There’s a great story recently of a market regulating itself without influence from a big central regulator. For the most part they’re doing it with happy participants, a much lower cost, and, for the meantime, no explosion of risk and abuse. No I’m not living in a Libertarian fantasy land, I’m talking about Uber. As a frequent enjoyer of Uber I’ve been following the debates / riots (really France?) a lot recently. Fundamentally, I totally understand the objections to Uber:
City governments make a lot of money from cab companies who pay them for the right to effectively have a monopoly on providing services. It makes sense that cabs would lobby to protect this monopoly. It also makes sense that cities would react favourably to this lobbying to protect that revenue stream.
In response to this, Uber (particularly the Uber X service) has essentially come in and said to the cities “hey, we can do this better, cheaper, and get your citizens around more efficiently than the current system. Isn’t that what you want?” In order to avoid outright saying that protecting a revenue stream is a large consideration, governments have been forced into PR contortions to justify continuing Uber resistance. These range from totally legit (Uber doesn’t operate rurally) to pretty silly (Ubers don’t get inspected bi-weekly like city cabs).

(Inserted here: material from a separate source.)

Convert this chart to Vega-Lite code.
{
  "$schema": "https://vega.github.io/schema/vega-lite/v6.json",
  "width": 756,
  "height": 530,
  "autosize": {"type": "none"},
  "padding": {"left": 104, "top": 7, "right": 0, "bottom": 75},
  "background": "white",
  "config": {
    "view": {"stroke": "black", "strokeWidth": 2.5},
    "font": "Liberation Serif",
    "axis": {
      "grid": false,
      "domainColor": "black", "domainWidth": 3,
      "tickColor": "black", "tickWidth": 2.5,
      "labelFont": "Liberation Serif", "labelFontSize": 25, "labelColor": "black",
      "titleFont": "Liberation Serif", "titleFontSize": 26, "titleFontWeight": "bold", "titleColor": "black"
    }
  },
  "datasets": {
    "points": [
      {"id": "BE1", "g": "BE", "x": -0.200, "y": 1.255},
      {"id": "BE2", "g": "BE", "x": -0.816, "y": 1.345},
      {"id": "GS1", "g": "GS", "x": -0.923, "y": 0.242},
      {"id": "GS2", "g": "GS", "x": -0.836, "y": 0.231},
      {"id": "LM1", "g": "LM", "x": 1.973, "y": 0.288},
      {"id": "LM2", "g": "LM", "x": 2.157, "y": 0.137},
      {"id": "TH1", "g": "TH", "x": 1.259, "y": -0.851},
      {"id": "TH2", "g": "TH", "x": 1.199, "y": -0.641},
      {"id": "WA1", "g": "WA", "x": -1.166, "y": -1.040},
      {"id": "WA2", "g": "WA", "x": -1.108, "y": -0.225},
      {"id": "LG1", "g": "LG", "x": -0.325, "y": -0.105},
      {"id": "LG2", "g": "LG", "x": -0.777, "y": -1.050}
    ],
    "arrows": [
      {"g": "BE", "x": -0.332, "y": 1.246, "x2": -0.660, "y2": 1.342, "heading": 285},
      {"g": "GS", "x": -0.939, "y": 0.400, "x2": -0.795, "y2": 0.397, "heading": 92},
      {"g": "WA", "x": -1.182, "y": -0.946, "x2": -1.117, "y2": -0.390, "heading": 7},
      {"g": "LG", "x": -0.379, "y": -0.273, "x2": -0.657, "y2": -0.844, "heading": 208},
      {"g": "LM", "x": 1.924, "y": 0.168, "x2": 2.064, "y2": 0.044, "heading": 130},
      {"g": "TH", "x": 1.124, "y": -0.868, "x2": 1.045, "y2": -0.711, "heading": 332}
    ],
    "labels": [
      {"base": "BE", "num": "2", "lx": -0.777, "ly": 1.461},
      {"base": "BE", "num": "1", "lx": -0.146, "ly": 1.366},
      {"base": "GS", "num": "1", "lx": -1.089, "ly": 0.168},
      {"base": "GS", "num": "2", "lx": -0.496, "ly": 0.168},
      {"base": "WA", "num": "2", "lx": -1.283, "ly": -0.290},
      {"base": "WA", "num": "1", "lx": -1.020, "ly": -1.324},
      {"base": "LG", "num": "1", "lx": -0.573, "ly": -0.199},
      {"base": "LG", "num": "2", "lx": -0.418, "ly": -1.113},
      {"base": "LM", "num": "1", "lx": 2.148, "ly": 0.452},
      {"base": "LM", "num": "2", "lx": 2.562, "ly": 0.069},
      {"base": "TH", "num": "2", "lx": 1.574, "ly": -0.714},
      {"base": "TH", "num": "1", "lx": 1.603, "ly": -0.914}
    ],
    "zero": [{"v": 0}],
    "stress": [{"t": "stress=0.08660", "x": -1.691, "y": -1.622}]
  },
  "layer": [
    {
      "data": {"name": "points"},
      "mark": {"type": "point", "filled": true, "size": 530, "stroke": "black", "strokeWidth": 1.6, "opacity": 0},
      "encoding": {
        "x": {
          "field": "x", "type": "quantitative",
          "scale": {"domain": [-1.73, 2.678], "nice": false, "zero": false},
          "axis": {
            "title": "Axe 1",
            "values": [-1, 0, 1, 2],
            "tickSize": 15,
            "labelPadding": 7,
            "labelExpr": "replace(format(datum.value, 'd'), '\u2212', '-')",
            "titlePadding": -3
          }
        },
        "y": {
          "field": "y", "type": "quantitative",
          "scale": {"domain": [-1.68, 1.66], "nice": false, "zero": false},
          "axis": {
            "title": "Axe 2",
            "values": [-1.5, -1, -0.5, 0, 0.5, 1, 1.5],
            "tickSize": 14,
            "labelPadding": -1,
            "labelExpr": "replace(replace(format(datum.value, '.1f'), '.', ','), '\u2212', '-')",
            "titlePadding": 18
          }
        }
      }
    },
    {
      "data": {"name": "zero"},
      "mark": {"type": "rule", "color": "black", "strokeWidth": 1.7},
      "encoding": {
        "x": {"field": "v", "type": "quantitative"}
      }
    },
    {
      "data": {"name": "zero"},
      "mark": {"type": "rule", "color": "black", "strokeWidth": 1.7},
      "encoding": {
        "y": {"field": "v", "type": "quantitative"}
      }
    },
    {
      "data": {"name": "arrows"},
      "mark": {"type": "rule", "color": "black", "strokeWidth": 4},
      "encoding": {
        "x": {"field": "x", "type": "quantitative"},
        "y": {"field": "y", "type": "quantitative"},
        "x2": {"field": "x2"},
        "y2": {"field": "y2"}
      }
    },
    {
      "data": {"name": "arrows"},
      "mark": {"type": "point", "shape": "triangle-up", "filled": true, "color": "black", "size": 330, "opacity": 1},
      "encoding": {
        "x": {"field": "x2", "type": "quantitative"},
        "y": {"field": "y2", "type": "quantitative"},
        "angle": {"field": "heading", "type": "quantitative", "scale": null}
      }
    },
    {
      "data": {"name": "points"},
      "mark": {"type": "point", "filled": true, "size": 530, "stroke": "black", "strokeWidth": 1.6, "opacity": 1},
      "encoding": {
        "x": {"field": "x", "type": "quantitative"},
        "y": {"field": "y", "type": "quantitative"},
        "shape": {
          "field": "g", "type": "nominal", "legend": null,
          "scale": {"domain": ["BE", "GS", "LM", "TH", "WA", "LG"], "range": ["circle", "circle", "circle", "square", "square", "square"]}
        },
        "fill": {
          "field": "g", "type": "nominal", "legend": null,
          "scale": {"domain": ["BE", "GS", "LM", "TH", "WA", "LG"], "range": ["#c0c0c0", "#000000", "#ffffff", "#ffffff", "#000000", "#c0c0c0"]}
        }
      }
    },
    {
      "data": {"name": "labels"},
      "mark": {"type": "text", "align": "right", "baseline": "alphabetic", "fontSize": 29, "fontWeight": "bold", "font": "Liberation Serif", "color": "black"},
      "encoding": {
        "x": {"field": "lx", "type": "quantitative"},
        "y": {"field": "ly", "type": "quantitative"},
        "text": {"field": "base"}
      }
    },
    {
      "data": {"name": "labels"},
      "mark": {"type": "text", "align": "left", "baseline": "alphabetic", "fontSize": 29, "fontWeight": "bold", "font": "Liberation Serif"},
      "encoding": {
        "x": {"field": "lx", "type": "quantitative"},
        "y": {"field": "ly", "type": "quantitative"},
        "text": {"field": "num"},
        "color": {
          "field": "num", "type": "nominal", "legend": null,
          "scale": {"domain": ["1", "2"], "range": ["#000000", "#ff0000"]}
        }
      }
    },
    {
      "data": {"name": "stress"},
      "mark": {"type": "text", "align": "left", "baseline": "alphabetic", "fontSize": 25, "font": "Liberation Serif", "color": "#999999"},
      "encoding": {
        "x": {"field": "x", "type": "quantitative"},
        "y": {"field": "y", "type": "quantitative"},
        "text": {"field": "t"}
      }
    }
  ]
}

This is where this story gets interesting for me: Uber essentially crowdsources regulation and lets the market participants regulate themselves. If an Uber driver is creepy or drives like they’re in Grand Theft Auto, they get down rated (rating is mandatory) and either given less work, or removed from the rotation entirely. If their car squeaks and is poorly maintained, same thing. Passengers are rated as well to protect drivers. So while there isn’t as much up front checking, though they do background checks, there is a consistent, frequent, and motivated “regulating body” of riders and drivers afterwards. Most importantly this regulating body is free (!) and the savings are passed along to consumers and drivers.

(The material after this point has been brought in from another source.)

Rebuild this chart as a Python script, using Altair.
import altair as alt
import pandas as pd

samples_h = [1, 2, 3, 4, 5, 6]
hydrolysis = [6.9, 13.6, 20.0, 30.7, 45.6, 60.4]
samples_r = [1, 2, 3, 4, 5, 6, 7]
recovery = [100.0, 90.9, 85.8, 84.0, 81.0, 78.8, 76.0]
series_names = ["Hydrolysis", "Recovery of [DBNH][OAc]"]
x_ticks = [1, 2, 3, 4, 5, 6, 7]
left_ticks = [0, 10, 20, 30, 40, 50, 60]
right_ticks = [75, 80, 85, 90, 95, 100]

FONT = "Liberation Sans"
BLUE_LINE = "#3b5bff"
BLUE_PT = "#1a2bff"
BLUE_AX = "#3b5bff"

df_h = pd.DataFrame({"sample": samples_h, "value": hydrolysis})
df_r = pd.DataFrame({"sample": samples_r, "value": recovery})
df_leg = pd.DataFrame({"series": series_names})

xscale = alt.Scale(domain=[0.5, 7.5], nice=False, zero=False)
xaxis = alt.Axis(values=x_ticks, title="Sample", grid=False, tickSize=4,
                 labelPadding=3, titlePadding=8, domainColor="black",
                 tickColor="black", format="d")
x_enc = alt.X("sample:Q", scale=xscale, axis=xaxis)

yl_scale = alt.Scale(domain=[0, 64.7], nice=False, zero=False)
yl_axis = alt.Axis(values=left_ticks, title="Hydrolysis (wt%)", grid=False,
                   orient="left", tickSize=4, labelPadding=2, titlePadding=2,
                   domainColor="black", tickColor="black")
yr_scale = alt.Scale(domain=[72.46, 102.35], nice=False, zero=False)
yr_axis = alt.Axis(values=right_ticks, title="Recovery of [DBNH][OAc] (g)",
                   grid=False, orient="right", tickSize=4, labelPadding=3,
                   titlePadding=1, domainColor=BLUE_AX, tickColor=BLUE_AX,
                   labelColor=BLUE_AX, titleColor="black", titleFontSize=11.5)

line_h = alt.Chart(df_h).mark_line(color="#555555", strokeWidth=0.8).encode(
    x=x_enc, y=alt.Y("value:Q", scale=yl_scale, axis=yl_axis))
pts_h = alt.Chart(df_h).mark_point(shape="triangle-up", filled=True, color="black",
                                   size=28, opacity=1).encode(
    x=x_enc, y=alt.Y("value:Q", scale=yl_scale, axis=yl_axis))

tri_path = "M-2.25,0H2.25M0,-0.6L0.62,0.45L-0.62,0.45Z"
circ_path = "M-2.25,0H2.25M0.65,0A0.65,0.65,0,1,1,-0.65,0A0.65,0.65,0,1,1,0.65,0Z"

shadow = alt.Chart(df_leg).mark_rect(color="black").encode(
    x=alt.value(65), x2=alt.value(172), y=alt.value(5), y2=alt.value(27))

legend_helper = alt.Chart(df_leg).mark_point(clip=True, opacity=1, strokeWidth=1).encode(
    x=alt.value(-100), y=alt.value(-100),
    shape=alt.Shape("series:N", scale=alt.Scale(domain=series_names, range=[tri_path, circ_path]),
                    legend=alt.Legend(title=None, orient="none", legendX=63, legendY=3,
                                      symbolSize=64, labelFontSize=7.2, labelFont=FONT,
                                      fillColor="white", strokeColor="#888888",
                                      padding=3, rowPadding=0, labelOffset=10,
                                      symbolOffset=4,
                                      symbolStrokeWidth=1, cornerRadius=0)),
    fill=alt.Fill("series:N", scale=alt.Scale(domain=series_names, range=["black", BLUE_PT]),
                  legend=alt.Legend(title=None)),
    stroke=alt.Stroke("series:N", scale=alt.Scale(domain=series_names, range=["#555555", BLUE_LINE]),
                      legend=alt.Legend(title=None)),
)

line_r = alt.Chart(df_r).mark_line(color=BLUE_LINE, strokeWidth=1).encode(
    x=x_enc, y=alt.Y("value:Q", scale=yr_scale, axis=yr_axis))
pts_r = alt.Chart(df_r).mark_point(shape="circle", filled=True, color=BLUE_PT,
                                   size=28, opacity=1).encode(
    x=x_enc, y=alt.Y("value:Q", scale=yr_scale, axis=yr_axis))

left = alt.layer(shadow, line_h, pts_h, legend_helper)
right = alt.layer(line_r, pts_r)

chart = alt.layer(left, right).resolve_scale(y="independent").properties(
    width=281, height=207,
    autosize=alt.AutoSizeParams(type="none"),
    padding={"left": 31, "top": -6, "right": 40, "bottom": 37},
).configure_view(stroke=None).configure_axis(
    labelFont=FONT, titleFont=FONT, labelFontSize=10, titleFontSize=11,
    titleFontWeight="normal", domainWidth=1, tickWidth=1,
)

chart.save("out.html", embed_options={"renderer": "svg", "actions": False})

I completely understand that giving an Uber driver a 0 star rating isn’t going to be much comfort in the worst case scenario, but incidents with licensed cab drivers / cabs aren’t exactly unheard of either. Uber also provides the advantage of having all your interactions tracked and logged via the app, vs. cabs, where you are effectively anonymous other than your pickup location. I would say that at worst, Uber is as safe as cabs.
Anyways, this isn’t a treatise on why Uber is better, but on why it has the ability to be cheaper than traditional cabs. This cost advantage subsequently gives them the ability to bludgeon cities with rhetoric that by banning Uber they are increasing costs for their citizens. Uber’s financials aren’t public, nor are most cab companies, but here would be my guess on why the cost differential arises (from largest to smallest):
- Regulatory outsourcing (no mandatory maintenance checks, no drug and alcohol testing / programs, no partitions, no cameras, no training programs, no fuel efficiency requirements, no mandatory downtime for cars or drivers etc etc)
- Technical improvements (no human dispatch, more flexible pricing, more efficient use of cabs)
- Legit gripes (drivers use personal insurance vs. commercial insurance, don’t have to pick up disabled passengers, aren’t required to subsidize mandatory rural service with downtown fares)
With regards to Uber, the people have spoken. Price and convenience is king and they are willing to either a) trust that the “crowdsourced” regulation is sufficient or at least that b) any additional risk is offset by lower prices. However, Uber is a simple “free market” example that is easy to get your head around. Any potential additional risks are easy to understand, and the benefits from accepting those risks are readily apparent.
It is much more complicated when scaled up to an entire financial system. There are a number of regulatory bodies that need to agree, a ton of regulations that often conflict (see Potential Smartism #2 for a discussion of the difficulty of de-regulating conflicting policies), and the benefits are more challenging to observe, but the concept is the same. Rather than one governing body making the “risk decisions” for all participants at a high cost, participants make the risk decisions on one another at a lower cost. These participant risk decisions are made on a regular and constantly updated basis. They are also made by players who are more directly incentivized and potentially more capable. When it is framed in an additional risk vs. reduced cost manner, the free market decision can become much easier to analyze.